Last month, Taliban fighters in Afghanistan also insisted that crosses be removed. It was not for religious reasons, the Muslims said, but due to local superstitions that the cross was a sign of evil.
In areas that are multireligious, such as the former Yugoslavia, the cross and the crescent - used by many Muslim countries - are viewed as religiously provocative, field workers say.
"It's sensitive and irrational at the same time," says the ICRC's Pierre Valloton, who helped write the study of symbol alternatives. "There are so many problems that we are ready to have a new solution."

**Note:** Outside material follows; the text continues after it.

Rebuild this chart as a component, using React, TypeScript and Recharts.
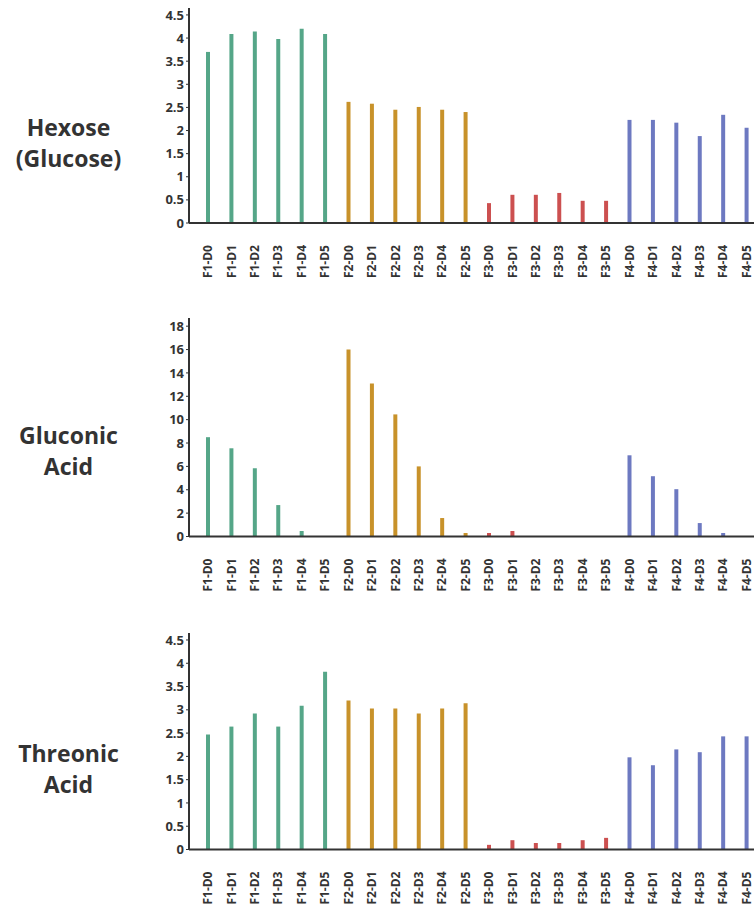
import { BarChart, Bar, XAxis, YAxis, Cell } from "recharts";

const categories = [
  "F1-D0", "F1-D1", "F1-D2", "F1-D3", "F1-D4", "F1-D5",
  "F2-D0", "F2-D1", "F2-D2", "F2-D3", "F2-D4", "F2-D5",
  "F3-D0", "F3-D1", "F3-D2", "F3-D3", "F3-D4", "F3-D5",
  "F4-D0", "F4-D1", "F4-D2", "F4-D3", "F4-D4", "F4-D5",
];

const hexose = [
  3.7, 4.09, 4.14, 3.98, 4.2, 4.09,
  2.62, 2.58, 2.45, 2.51, 2.45, 2.4,
  0.43, 0.61, 0.61, 0.65, 0.48, 0.48,
  2.23, 2.23, 2.17, 1.88, 2.34, 2.06,
];

const gluconic = [
  8.5, 7.55, 5.85, 2.69, 0.47, 0,
  16.0, 13.1, 10.45, 6.0, 1.58, 0.3,
  0.3, 0.47, 0, 0, 0, 0,
  6.95, 5.16, 4.05, 1.15, 0.3, 0,
];

const threonic = [
  2.47, 2.64, 2.92, 2.64, 3.09, 3.82,
  3.2, 3.03, 3.03, 2.92, 3.03, 3.14,
  0.1, 0.2, 0.14, 0.14, 0.2, 0.25,
  1.98, 1.81, 2.15, 2.09, 2.43, 2.43,
];

const halfTicks = [0, 0.5, 1, 1.5, 2, 2.5, 3, 3.5, 4, 4.5];
const evenTicks = [0, 2, 4, 6, 8, 10, 12, 14, 16, 18];

const groupColors: Record<string, string> = {
  F1: "#55A688",
  F2: "#C8922A",
  F3: "#CC5050",
  F4: "#6D79C1",
};

const FONT = "'Open Sans', sans-serif";
const INK = "#333";

function XTick({ x, y, payload }: any) {
  return (
    <text
      x={x}
      y={y}
      transform={`rotate(-90, ${x}, ${y})`}
      textAnchor="end"
      dominantBaseline="central"
      fontFamily={FONT}
      fontWeight={700}
      fontSize={12}
      fill={INK}
    >
      {payload.value}
    </text>
  );
}

function Panel({ top, title, values, ticks, yMax, plotHeight, titleTop }: any) {
  const data = categories.map((c, i) => ({ name: c, value: values[i] }));
  return (
    <>
      <div
        style={{
          position: "absolute",
          top: titleTop,
          left: 0,
          width: 137,
          textAlign: "center",
          fontFamily: FONT,
          fontWeight: 700,
          fontSize: 23,
          lineHeight: "31px",
          color: INK,
        }}
      >
        {title.map((t: string) => (
          <div key={t}>{t}</div>
        ))}
      </div>
      <div style={{ position: "absolute", top, left: 0 }}>
        <BarChart
          width={758}
          height={8 + plotHeight + 60}
          data={data}
          margin={{ top: 8, right: 0, bottom: 0, left: 0 }}
        >
          <XAxis
            dataKey="name"
            interval={0}
            height={60}
            padding={{ left: 7, right: 0 }}
            axisLine={{ stroke: INK, strokeWidth: 2 }}
            tickLine={false}
            tickSize={0}
            tickMargin={22}
            tick={<XTick />}
          />
          <YAxis
            width={189}
            domain={[0, yMax]}
            ticks={ticks}
            interval={0}
            axisLine={{ stroke: INK, strokeWidth: 2 }}
            tickLine={{ stroke: INK }}
            tickSize={3}
            tickMargin={2}
            tick={{ fill: INK, fontSize: 13, fontWeight: 700, fontFamily: FONT }}
          />
          <Bar dataKey="value" barSize={4} isAnimationActive={false}>
            {data.map((d) => (
              <Cell key={d.name} fill={groupColors[d.name.slice(0, 2)]} />
            ))}
          </Bar>
        </BarChart>
      </div>
    </>
  );
}

export default function App() {
  return (
    <div
      style={{
        position: "absolute",
        top: 0,
        left: 0,
        width: 754,
        height: 909,
        overflow: "hidden",
        background: "#fff",
      }}
    >
      <Panel top={0} titleTop={112} title={["Hexose", "(Glucose)"]} values={hexose} ticks={halfTicks} yMax={4.65} plotHeight={215} />
      <Panel top={310} titleTop={420} title={["Gluconic", "Acid"]} values={gluconic} ticks={evenTicks} yMax={18.7} plotHeight={218.5} />
      <Panel top={625} titleTop={738} title={["Threonic", "Acid"]} values={threonic} ticks={halfTicks} yMax={4.65} plotHeight={216.5} />
    </div>
  );
}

The Red Cross sign has faced troubles almost since the beginning. Jean Henri Dunant, a Swiss, spearheaded the founding of the Red Cross after the 1859 Battle of Solferino, in Italy. Thousands of wounded soldiers were left to die because there was no uniform symbol to protect those who were trying to help the injured.
Galvanized by Dunant's account of the tragedy, representatives of 16 countries gathered in Geneva to approve the first Geneva Convention in 1864. A red cross on a white background - the reverse of the Swiss flag - was adopted as the official sign of the humanitarian aid services.
But disputes quickly sprouted. Muslims said the cross stood for the Christian Crusades, and opted instead for the red crescent. Israel has refused to use either symbol, selecting instead a red Star of David.
Even today, the Red Cross movement remains split. The ICRC has called for a single, culturally neutral symbol. But its sister organization, the International Federation of the Red Cross and Red Crescent Societies, wants to keep its existing emblem with cross and crescent side by side.
Any action won't come quickly. All 188 member countries of the Geneva Convention must ratify any change.